Research Projects
IMPRESS: IMproving the PREdiction of opinion dynamics in temporal Social networks: mathematical modeling and Simulation framework
In a rapidly evolving world, with growing population and accelerated access to online media, the need to understand the structures and behavior of human society has become more important than ever. Having emerged as an interdisciplinary field in the 21st century, social networks analysis is on the quest to understand opinion formation and diffusion from a scientific point of view. The formation of social networks, namely the way connections are created and strengthened, is a very complex process, and there are many factors that interfere for the emergence and evolution of social ties. Notable research efforts try to explain the high complexity of such network structures, by proposing corresponding algorithmic models. Nevertheless, available models have many limitations as they typically assume opinion interaction mechanisms based on fixed thresholds, static topologies, or omnipresent opinion sources.

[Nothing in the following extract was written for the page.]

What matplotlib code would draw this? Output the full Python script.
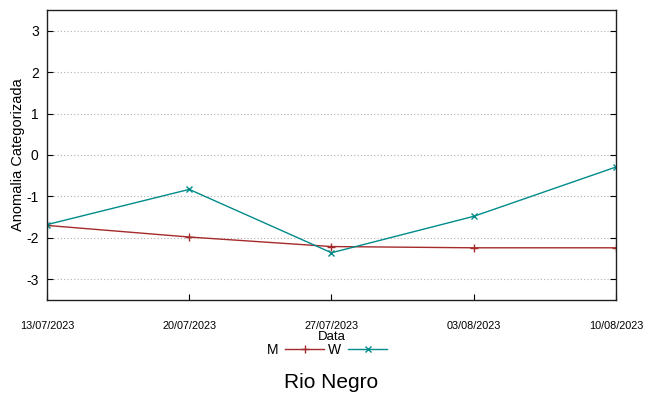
import matplotlib
matplotlib.use("Agg")
import matplotlib.pyplot as plt
from datetime import datetime

plt.rcParams['font.family'] = ['Liberation Sans', 'DejaVu Sans']

dates = ["13/07/2023", "20/07/2023", "27/07/2023", "03/08/2023", "10/08/2023"]
m_values = [-1.70, -1.98, -2.21, -2.24, -2.24]
w_values = [-1.68, -0.83, -2.36, -1.48, -0.29]
y_ticks = [-3, -2, -1, 0, 1, 2, 3]

x = [datetime.strptime(d, "%d/%m/%Y") for d in dates]

fig = plt.figure(figsize=(6.56, 3.94), dpi=100)
ax = fig.add_axes([47/656, 1-300/394, (616-47)/656, 290/394])

ax.plot(x, m_values, color='#a52a2a', lw=1.0, marker='+', ms=6, mew=1.0, label='M')
ax.plot(x, w_values, color='#008b8b', lw=1.0, marker='x', ms=5, mew=1.0, label='W')

ax.set_xlim(x[0], x[-1])
ax.set_ylim(-3.5, 3.5)
ax.set_yticks(y_ticks)
ax.set_yticklabels([str(t) for t in y_ticks], fontsize=10)
ax.set_xticks(x)
ax.set_xticklabels(dates, fontsize=7.8)
ax.tick_params(axis='y', direction='in', left=True, right=True, length=4, pad=6)
ax.tick_params(axis='x', direction='in', bottom=True, top=False, length=4, pad=15)
ax.yaxis.grid(True, color='#b0b0b0', linestyle=(0, (1, 2)), lw=0.8)
for s in ax.spines.values():
    s.set_linewidth(1.0)
    s.set_color('#202020')

ax.set_ylabel("Anomalia Categorizada", fontsize=10.5, labelpad=1)
ax.set_xlabel("Data", fontsize=9.5, labelpad=0)

leg = fig.legend(loc='center', bbox_to_anchor=(327/656, 1-350/394), ncol=2,
                 markerfirst=False, frameon=False, fontsize=10,
                 handlelength=2.8, handletextpad=0.5, columnspacing=0.3,
                 borderaxespad=0, borderpad=0)

fig.text(331/656, 1-382/394, "Rio Negro", fontsize=15, ha='center', va='center')

fig.savefig("out.png", dpi=100)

This project comes to improve our understanding of opinion diffusion in emergent social networks. Consequently, to build models that are aware of these phenomena, I propose fundamental topological analysis of empirical data - using network motifs, community detection algorithms and statistics - to understand the behavioral patterns and centralities which have an impact on spatial and temporal distribution of opinion. As opposed to most existing opinion interaction models, I propose a temporal opinion injection model which evolves over time according to basic human traits and underlying social topology. Also, by employing discrete event simulation on real-time gathered social network data, I propose the implementation of an online platform to offer improved prediction on poll outcomes for socially-relevant topics.
In the wake of big data analytics, this project sets out to push the boundaries of scientific understanding of opinion dynamics in social networks by analyzing how the underlying network topology influences communication patterns and polarization of opinion.